▶ **What is asked**:
Say how many lines of these entries include the word "this", and answer with the number alone.

***

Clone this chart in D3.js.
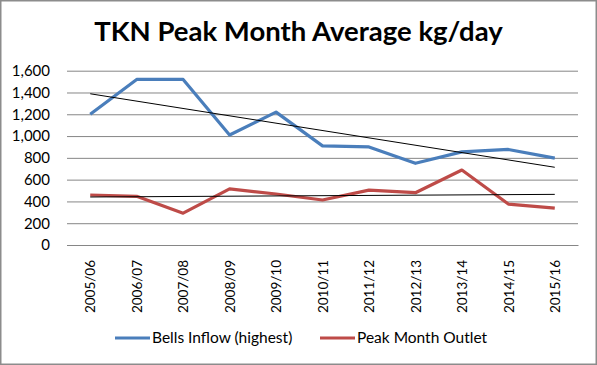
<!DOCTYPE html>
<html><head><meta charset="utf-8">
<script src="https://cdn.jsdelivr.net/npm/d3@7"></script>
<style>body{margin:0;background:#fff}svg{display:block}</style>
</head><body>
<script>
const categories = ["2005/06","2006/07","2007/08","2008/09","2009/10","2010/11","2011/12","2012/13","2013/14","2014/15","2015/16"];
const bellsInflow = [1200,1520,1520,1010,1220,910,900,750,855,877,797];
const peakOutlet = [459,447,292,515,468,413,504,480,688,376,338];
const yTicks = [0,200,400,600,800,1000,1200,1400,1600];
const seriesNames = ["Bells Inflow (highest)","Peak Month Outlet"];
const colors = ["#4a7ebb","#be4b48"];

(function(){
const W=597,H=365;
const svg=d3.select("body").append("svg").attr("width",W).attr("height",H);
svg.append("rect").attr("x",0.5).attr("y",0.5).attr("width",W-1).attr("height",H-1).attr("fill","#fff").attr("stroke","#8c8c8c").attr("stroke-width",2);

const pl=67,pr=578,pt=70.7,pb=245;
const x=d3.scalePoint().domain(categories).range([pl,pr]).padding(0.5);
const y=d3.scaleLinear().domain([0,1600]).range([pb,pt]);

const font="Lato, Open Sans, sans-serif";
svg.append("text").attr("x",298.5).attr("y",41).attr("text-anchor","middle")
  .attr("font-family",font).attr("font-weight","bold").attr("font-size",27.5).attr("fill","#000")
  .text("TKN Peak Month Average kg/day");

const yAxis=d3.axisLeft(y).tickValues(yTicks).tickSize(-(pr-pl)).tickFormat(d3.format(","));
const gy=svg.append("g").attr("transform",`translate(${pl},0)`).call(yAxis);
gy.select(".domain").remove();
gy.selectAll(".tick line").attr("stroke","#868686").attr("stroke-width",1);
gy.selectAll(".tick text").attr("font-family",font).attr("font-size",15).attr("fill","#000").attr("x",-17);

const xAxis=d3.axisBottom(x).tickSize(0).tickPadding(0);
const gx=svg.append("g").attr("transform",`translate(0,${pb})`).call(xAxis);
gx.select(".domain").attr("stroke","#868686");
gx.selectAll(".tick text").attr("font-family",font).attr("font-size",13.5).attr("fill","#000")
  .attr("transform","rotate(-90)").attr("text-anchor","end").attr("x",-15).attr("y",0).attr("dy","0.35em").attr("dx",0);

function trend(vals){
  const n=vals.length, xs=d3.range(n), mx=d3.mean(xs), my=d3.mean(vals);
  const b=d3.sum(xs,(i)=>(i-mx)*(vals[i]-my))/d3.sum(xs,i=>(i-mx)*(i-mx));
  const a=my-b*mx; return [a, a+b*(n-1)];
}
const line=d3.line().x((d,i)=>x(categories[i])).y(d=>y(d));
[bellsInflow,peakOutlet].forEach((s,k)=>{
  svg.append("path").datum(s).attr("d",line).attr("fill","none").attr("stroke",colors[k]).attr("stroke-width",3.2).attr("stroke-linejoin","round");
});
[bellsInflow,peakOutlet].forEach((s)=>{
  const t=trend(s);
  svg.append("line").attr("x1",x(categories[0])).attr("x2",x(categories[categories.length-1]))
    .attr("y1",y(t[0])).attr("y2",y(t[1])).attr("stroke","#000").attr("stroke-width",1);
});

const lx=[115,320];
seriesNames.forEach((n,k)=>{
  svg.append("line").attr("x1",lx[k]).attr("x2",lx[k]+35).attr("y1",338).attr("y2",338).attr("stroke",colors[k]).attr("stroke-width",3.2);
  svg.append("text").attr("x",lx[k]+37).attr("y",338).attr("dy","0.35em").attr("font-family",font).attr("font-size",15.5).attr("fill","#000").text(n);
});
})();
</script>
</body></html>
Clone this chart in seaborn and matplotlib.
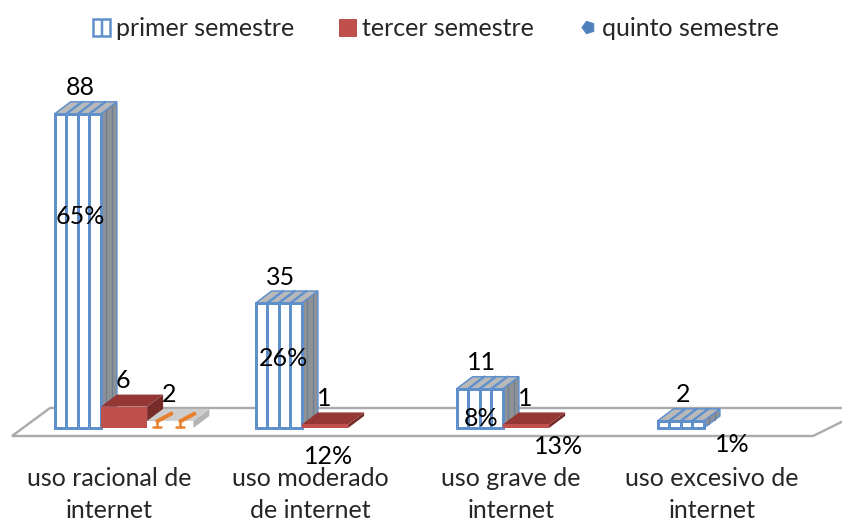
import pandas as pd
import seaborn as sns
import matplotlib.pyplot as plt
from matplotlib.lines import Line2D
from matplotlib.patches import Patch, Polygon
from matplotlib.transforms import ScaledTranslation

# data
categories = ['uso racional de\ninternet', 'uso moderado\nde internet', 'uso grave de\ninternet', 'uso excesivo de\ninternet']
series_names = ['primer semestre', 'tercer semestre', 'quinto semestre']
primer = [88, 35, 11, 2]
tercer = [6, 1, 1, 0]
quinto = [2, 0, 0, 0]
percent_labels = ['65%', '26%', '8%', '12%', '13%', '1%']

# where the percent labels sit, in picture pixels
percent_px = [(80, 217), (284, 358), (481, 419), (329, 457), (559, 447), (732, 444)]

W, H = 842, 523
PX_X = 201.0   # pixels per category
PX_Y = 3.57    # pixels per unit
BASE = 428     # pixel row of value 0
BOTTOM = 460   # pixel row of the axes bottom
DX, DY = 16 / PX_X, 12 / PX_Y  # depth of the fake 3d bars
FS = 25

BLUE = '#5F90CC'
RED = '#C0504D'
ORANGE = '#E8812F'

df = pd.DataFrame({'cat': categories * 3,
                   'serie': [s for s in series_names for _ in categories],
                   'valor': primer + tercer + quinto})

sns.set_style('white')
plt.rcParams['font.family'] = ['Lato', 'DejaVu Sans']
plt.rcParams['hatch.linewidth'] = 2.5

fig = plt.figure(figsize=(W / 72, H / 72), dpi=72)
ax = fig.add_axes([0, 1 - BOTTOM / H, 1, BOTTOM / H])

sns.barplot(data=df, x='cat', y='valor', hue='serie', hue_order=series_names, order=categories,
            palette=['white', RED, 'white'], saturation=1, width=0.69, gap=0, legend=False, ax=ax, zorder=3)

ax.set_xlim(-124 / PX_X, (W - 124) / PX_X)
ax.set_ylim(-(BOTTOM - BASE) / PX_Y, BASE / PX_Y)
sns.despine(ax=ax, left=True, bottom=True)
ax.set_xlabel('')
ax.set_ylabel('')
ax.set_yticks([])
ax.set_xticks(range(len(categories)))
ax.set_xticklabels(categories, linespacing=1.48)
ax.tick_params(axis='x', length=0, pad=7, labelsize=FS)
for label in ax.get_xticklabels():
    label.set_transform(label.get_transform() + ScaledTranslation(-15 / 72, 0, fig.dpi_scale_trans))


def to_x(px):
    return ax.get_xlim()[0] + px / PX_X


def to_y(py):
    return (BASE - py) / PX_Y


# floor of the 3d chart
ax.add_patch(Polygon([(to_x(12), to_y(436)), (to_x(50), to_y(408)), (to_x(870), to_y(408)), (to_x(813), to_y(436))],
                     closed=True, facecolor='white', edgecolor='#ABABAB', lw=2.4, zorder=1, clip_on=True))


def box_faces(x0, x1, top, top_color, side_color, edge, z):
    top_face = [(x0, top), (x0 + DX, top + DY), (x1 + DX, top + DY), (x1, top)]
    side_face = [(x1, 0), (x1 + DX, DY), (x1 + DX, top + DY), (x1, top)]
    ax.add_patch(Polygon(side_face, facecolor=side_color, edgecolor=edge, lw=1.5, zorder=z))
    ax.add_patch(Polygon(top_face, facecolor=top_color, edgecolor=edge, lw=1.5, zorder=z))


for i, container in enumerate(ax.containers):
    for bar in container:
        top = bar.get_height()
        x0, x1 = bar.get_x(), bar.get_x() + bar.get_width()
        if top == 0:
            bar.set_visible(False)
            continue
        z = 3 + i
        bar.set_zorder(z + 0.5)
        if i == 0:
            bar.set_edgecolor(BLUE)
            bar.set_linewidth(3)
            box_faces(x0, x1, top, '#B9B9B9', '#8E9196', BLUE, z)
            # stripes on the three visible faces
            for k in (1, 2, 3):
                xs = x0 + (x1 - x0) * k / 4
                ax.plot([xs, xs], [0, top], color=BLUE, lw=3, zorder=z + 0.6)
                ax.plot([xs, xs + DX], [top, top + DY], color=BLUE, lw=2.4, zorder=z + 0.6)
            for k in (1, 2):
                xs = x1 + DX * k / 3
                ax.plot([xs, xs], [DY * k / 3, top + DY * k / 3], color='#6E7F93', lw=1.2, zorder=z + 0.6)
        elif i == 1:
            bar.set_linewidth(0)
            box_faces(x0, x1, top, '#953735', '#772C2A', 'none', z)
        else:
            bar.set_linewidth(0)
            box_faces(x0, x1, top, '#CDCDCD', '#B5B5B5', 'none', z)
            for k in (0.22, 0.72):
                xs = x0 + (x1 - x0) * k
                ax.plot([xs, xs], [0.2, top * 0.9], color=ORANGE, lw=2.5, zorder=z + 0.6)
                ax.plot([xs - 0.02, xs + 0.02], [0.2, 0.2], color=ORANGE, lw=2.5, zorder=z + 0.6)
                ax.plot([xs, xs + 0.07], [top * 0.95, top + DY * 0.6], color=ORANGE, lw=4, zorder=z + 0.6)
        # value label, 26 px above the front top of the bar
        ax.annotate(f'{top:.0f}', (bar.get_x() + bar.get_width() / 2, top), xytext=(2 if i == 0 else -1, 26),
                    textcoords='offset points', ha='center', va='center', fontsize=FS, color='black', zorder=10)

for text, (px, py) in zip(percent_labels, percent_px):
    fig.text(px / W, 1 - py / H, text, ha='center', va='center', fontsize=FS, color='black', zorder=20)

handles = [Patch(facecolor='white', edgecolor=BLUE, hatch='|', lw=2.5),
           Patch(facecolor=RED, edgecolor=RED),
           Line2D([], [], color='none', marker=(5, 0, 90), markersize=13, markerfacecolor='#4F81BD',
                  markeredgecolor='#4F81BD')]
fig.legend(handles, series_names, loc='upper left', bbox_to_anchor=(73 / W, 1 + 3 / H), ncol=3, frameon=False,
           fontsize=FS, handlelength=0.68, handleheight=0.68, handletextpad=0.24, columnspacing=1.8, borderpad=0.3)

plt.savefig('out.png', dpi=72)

***

▶ **Solution to the exercise**:
2